Guyon is invited into the Bower in what ends as a carpe florem lyric (a subset of carpe diem): the rose song. This culminates in an imperative typical of the invitational mode: ‘Gather the Rose of loue, whilest yet is time’ (II.xii.75.8). Deflowering is made literal in the Bower of Bliss, and it is urgent because almost as soon as the rose blooms, it fades: the rose’s ‘leafe, the bud, the flowre’ is ‘Of mortall life’ (II.xii.75.2). But isn’t the Bower supposed to be a quasi-Edenic space, free from decay? The warnings about time’s devastating effects, Hyman shows us, do not ring true. When we read this moment in the light of the invitational mode, we can see that Guyon’s destruction of the Bower aligns him not with the strength and resistance of pure Temperance, but rather with the ravaging effects of Time itself. As he performs this violent deflowering, Guyon is transformed from the recipient of the invitation to the agent of decay. Guyon’s identification with Time is echoed in Book III, when the work of ‘wicked Tyme’ destroys the Garden of Adonis (III.vi.39.3), just as Guyon did the Bower. Here as elsewhere, Hyman shows us how the carpe diem lyric offers us a way to understand other literary forms; in this case, even one of the most-discussed moments of Spenser’s epic takes on new significance.
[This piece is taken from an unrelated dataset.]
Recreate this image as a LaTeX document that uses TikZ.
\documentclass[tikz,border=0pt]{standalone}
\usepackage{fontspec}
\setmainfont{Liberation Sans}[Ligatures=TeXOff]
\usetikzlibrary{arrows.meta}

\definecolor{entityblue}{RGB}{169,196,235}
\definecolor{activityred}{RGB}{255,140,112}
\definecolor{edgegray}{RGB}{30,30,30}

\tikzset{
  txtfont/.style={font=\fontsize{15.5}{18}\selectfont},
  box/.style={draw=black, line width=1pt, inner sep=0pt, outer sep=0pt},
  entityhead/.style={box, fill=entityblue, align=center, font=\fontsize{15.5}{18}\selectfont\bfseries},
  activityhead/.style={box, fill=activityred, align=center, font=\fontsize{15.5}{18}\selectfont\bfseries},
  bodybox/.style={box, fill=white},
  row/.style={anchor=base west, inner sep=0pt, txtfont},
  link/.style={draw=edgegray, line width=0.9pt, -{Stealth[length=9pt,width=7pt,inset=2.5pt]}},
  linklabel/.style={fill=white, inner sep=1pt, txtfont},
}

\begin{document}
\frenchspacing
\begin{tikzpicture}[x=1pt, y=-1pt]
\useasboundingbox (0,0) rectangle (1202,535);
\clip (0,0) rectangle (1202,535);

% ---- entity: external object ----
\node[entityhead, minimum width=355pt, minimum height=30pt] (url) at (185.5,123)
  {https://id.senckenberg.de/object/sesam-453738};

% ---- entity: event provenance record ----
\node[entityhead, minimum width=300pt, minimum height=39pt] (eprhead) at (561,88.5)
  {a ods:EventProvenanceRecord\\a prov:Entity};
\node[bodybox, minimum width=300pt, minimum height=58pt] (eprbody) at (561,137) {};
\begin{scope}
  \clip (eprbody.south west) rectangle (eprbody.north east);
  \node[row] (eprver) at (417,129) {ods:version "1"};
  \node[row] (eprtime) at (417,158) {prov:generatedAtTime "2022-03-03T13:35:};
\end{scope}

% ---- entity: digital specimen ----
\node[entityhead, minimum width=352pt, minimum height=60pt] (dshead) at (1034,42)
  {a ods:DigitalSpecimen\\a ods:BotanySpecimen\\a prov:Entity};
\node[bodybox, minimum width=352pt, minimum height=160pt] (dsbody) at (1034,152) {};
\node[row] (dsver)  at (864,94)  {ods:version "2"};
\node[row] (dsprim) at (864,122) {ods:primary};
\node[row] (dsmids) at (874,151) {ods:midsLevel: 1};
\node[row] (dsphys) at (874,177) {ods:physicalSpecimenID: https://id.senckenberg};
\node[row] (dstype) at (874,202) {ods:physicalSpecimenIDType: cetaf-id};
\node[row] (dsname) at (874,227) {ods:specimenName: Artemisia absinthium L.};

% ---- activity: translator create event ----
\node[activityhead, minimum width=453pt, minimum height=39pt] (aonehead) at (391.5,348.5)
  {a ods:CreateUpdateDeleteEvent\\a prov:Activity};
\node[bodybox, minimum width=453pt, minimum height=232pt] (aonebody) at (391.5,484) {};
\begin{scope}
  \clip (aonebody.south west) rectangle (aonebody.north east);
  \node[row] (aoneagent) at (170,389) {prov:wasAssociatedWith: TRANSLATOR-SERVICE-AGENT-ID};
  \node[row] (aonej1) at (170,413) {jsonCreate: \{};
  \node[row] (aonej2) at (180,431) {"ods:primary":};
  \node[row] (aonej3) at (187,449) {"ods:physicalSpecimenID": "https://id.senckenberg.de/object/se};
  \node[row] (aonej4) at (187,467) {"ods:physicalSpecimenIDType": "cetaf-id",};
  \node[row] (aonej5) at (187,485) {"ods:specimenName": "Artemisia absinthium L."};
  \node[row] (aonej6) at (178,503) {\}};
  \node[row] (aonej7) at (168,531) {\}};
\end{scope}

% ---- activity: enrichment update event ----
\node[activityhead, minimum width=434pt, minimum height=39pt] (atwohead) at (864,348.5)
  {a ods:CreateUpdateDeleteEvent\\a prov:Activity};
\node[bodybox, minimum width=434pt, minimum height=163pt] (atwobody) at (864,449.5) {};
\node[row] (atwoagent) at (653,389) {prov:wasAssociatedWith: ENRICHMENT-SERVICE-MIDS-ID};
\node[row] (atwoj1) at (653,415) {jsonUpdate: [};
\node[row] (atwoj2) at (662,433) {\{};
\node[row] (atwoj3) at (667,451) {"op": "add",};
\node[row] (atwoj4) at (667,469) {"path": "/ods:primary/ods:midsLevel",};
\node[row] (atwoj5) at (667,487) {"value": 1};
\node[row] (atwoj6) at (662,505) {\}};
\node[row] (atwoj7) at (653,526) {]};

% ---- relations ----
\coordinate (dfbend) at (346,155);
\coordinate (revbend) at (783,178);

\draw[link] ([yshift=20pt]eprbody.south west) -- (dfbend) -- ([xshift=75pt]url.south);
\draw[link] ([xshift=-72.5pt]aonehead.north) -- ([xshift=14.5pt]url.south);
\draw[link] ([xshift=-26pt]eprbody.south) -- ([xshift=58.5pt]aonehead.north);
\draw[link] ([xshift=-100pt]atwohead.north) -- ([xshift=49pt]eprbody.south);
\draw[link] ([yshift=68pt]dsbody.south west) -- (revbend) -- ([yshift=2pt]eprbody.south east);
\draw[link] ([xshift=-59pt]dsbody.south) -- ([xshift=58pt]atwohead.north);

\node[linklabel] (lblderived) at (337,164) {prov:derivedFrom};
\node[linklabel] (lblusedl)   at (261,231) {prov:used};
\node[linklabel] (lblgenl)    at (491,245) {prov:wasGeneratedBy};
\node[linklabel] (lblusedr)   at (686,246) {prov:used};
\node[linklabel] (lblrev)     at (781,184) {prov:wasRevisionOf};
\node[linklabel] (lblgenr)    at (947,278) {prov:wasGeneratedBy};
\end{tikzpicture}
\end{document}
The misogyny of the carpe diem trope is exhausting but Hyman finds the hero of her argument in the Lady of Milton’s A Maske, who turns the invitation around. In this masque, the erotic invitation is no longer a means by which to conquer a virgin. Instead, it is a prompt for self-knowledge: not on the part of the would-be seducer, but of the young woman whose virtue is here on trial. Both texts in chapter 5 ‘utilize the motif’s volitional energy to encapsulate problems of knowledge that they also take seriously as lived, moral problems’ (142). We are a long way from the trivial erotic invitation now: those thought experiments that Hyman set out at the start of the book have become ideas to live by.
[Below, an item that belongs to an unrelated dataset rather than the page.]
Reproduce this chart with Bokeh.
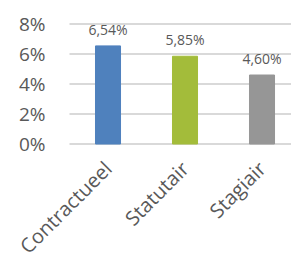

Hyman takes as her epigraph for this final chapter Milton’s claim, in Areopagitica, that he ‘cannot praise a fugitive and cloistered virtue, unexercised and unbreathed, that never sallies out to see her adversary […]: that which purifies us is trial, and trial is by what is contrary’ (141). Areopagitica is certainly a text that confronts lived and moral problems, but seems a highly unlikely piece of writing in which to find an echo of an erotic invitation poem. But the connection Hyman makes shows one of the features of the book as a whole: to display how pervasive in early modern literary culture are the intellectual moves of the carpe diem trope. There is real pleasure in this book in watching Hyman unfold her topic: to take this lyric form, often overlooked, and to use it to think with. Indeed, some of the highlights of Impossible Desire are the implications of its argument for other literary forms: epic and masque in the final chapter; but also drama and narrative verse elsewhere. In the world of the carpe diem invitation, the only place safe from decay is the ‘eternal present of the lyric poem’ (141), but this is a form that does touch and affect other forms, and expands out to think about lived experience, too. In taking seriously its connections to writing and the world Hyman asks important questions about what the Renaissance lyric wants, and tries, to know.